I believed that the first violin I purchased at fifteen years old was the greatest instrument I could possibly have. In time and with experience, however, I grew to realize that it wasn’t the ideal instrument for me. Similarly, clients who have purchased hearing aids from hearing clinics who do not perform real-ear measures, along with other quality services, may never be granted the opportunity to experience their "optimal hearing solution". Instead, they may live the rest of their life settling for "just good enough".
Luthiers, violin retailers and collectors, and even some music teachers, seem to place a disproportionately high value on only the technical measurements of an instrument, at the expense of the musician’s ability to play it. Similarly, many hearing professionals and hearing aid manufacturers promote technical aspects of hearing aids apart from the wearer, leading the public to believe the instrument, alone, is the solution to their hearing challenges. As a result, many technically sound hearing aids are sold that deliver underwhelming results.
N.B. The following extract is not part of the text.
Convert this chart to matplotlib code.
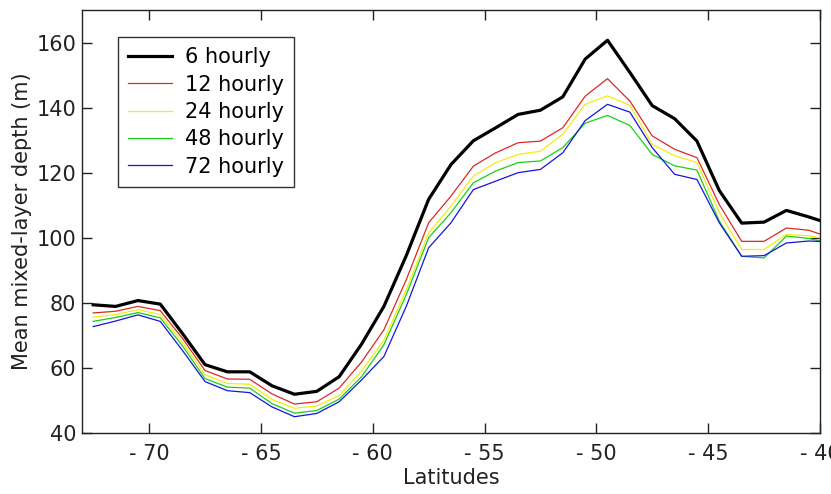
import numpy as np
from matplotlib import pyplot as plt

# latitudes of the zonal means (deg)
lat = [-72.5, -71.5, -70.5, -69.5, -68.5, -67.5, -66.5, -65.5, -64.5, -63.5,
       -62.5, -61.5, -60.5, -59.5, -58.5, -57.5, -56.5, -55.5, -54.5, -53.5,
       -52.5, -51.5, -50.5, -49.5, -48.5, -47.5, -46.5, -45.5, -44.5, -43.5,
       -42.5, -41.5, -40.5, -39.5]

# mean mixed-layer depth (m) for each forcing interval
mld_6h = [79.4, 78.9, 80.7, 79.6, 70.5, 61.0, 58.8, 58.8, 54.5, 51.9,
          52.8, 57.3, 67.3, 78.9, 94.5, 111.8, 122.5, 129.8, 133.8, 137.9,
          139.2, 143.3, 154.9, 160.7, 150.8, 140.6, 136.6, 129.7, 114.5, 104.5,
          104.8, 108.4, 106.4, 104.2]
mld_12h = [76.9, 77.4, 78.9, 77.6, 69.0, 59.2, 56.6, 56.5, 52.0, 48.9,
           49.6, 53.8, 61.8, 71.7, 87.1, 104.6, 112.8, 122.0, 126.1, 129.2,
           129.7, 133.8, 143.5, 148.9, 142.0, 131.3, 127.2, 124.6, 110.2, 98.9,
           98.9, 103.0, 102.3, 100.0]
mld_24h = [75.6, 76.4, 77.9, 76.4, 67.8, 57.9, 55.2, 55.0, 50.3, 47.6,
           48.3, 51.5, 59.0, 68.6, 84.0, 101.5, 109.7, 118.9, 123.1, 125.6,
           126.6, 131.8, 141.0, 143.6, 140.7, 128.7, 125.2, 123.1, 107.7, 96.4,
           96.4, 101.0, 100.6, 99.4]
mld_48h = [74.3, 75.5, 77.0, 75.4, 66.7, 56.7, 54.1, 53.8, 49.0, 46.1,
           46.9, 50.4, 57.3, 67.1, 82.5, 100.0, 107.7, 116.9, 120.5, 123.1,
           123.6, 127.7, 135.2, 137.6, 134.5, 125.6, 122.1, 120.8, 105.1, 94.3,
           93.8, 100.5, 99.8, 98.2]
mld_72h = [72.7, 74.4, 76.3, 74.3, 65.3, 55.8, 53.0, 52.4, 48.0, 45.0,
           46.0, 49.6, 56.3, 63.5, 78.9, 96.9, 104.6, 114.8, 117.4, 120.0,
           121.0, 126.1, 136.0, 141.0, 138.6, 127.7, 119.5, 117.9, 104.6, 94.3,
           94.5, 98.4, 99.0, 98.7]

labels = ['6 hourly', '12 hourly', '24 hourly', '48 hourly', '72 hourly']
xticks = [-70, -65, -60, -55, -50, -45, -40]
yticks = [40, 60, 80, 100, 120, 140, 160]

plt.rcParams['font.family'] = ['DejaVu Sans']
fs = 15

fig = plt.figure(figsize=(8.31, 4.94), dpi=100)
ax = fig.add_axes([0.0987, 0.1235, 0.888, 0.8563])

ax.plot(lat, mld_6h, color='black', lw=2.3, label=labels[0])
ax.plot(lat, mld_12h, color='#dc2828', lw=0.9, label=labels[1])
ax.plot(lat, mld_24h, color='#f2ee10', lw=0.9, label=labels[2])
ax.plot(lat, mld_48h, color='#18d018', lw=0.9, label=labels[3])
ax.plot(lat, mld_72h, color='#1414e0', lw=0.9, label=labels[4])

ax.set_xlim(-73, -40)
ax.set_ylim(40, 170)
ax.set_xticks(xticks)
ax.set_xticklabels(['- %d' % abs(t) for t in xticks])
ax.set_yticks(yticks)
ax.tick_params(direction='in', length=7, width=1, top=True, right=True,
               labelsize=fs, pad=4, colors='#222222')
ax.tick_params(axis='x', pad=8)
for s in ax.spines.values():
    s.set_linewidth(1.0)
    s.set_color('#222222')

ax.set_xlabel('Latitudes', fontsize=fs, labelpad=3, color='#222222')
ax.set_ylabel('Mean mixed-layer depth (m)', fontsize=fs, labelpad=3,
              color='#222222')

leg = ax.legend(loc='upper left', bbox_to_anchor=(0.0488, 0.936), fontsize=fs,
                frameon=True, fancybox=False, edgecolor='black',
                handlelength=2.07, handletextpad=0.63, labelspacing=0.35,
                borderpad=0.5, borderaxespad=0)
leg.get_frame().set_linewidth(1.0)

fig.savefig('out.png', dpi=100)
I was fortunate to find a luthier who appreciated that it is not the performance of the instrument alone, but the performance of the instrument in my hands. Similarly, an exceptional hearing clinic takes the time to perform objective real-ear measures to ensure the hearing instrument, in concert with the wearer will result in a "masterpiece".
Are you sure your hearing clinic is committed to real-ear measures? Are you sure your hearing aid is optimally set for your individual needs? Are you settling for "just good enough"? If so, it may be time to consider another hearing clinic.